Her recent body of work named “Alice” focuses on clothing as a carrier of memory. Boerboom alters the garments through a process of soaking, arranging, and photographing the fabrics on a light table before translating them into prints. This approach shifts the focus from the object itself to its transformation, allowing memory to emerge as something fluid.
A key development in this series is her use of fully black prints. She prioritizes emphasizing the textures of lace, mesh, and fabric folds, bringing attention to the physical qualities of the material. This high contrast flattens and abstracts the garments, creating images that feel both familiar and distant. The enlarged scale further draws attention to these details, encouraging close viewing and a tactile awareness of surface.
Her work engages with contemporary practices in material-based abstraction where domestic objects are recontextualized to hold emotional and conceptual weight.
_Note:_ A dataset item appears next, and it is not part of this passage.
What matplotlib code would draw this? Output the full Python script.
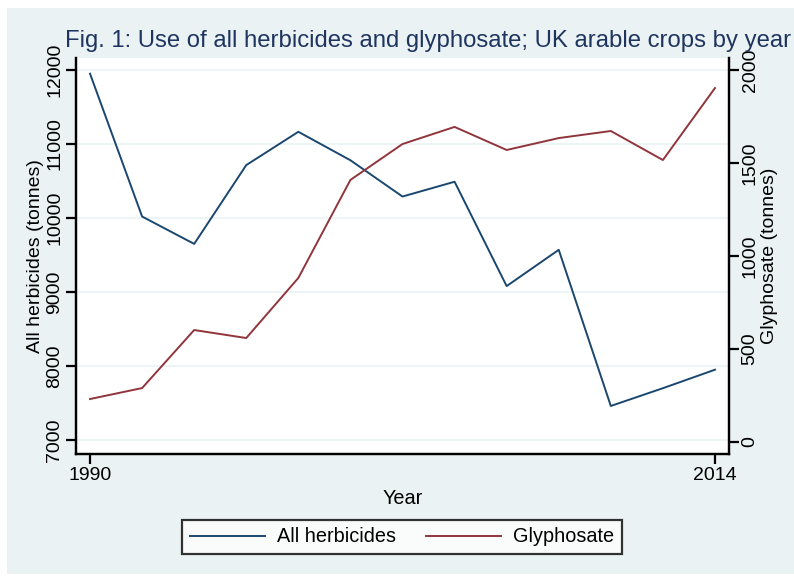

Like artists who use fabric and clothing to explore identity and memory, Boerboom positions personal experience within a broader conversation about care, loss, and the passage of time.
Having lived in her grandmother’s home during her decline, Boerboom’s work reflects an understanding of memory as fragile and shifting. By using her grandmother’s clothing within her process, she captures a tension between preservation and disappearance. The work invites viewers to consider their own relationships to remember how certain sensations remain vivid, even as details begin to fade.